Durable Objects with alarm-based proactive token refresh

ADR-005: Durable Objects with alarm-based proactive token refresh

Status: Accepted Date: 2026-04-06 Deciders: Mishaal Murawala

Context

OAuth tokens expire. The gateway needs fresh tokens available in KV for every request. Options: (a) refresh on-demand when a request finds an expired token, (b) use KV TTL to trigger refresh, (c) use Durable Objects with alarm-based proactive refresh.

Decision

We will use Cloudflare Durable Objects with alarm() to proactively refresh tokens 10 minutes before expiry, writing the new token to KV. The request path never contacts a Durable Object.

Consequences

Positive

  • Request path only reads KV (sub-ms) — never waits for a token refresh
  • Single-threaded DO concurrency eliminates race conditions in token refresh
  • alarm() fires even if no requests are active — tokens stay fresh 24/7
  • One DO per {tenant}:{provider}:{account_id} triplet — clean isolation

Negative

  • DOs add cost (~$0.15/million requests + $0.15/GB-month storage)
  • KV eventual consistency means a refreshed token may take up to 60s to propagate.
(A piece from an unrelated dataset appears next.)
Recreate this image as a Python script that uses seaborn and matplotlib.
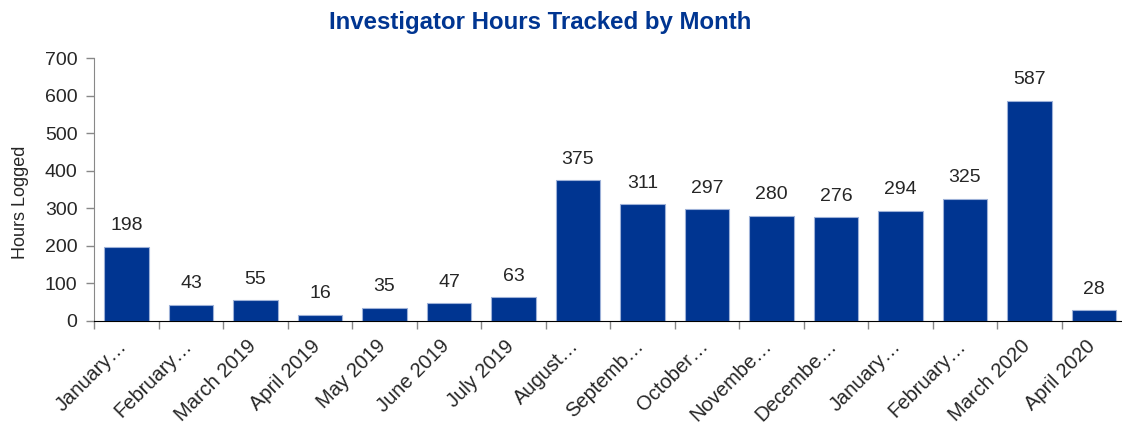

Mitigated by the 10-minute early refresh window.
  • Debugging DO state requires the admin API — can’t query DOs directly from Wrangler

Risks

  • If a DO alarm fails repeatedly (e.g., provider’s token endpoint is down), the token in KV will expire. Mitigated by exponential retry in the alarm handler and Slack alerts on repeated failures.

Alternatives Considered

On-demand refresh in the request path

  • Rejected because: adds 200-500ms latency to requests that hit an expired token. Violates the ≤10ms gateway overhead invariant.

KV TTL-based refresh

  • Rejected because: KV doesn’t support TTL callbacks. The key just disappears, and there’s no mechanism to trigger a refresh when it does.

External cron (n8n / Lambda)

  • Rejected because: adds an external dependency for a critical path. The entire point of V5 is running on CF edge with no external vendors in the token path.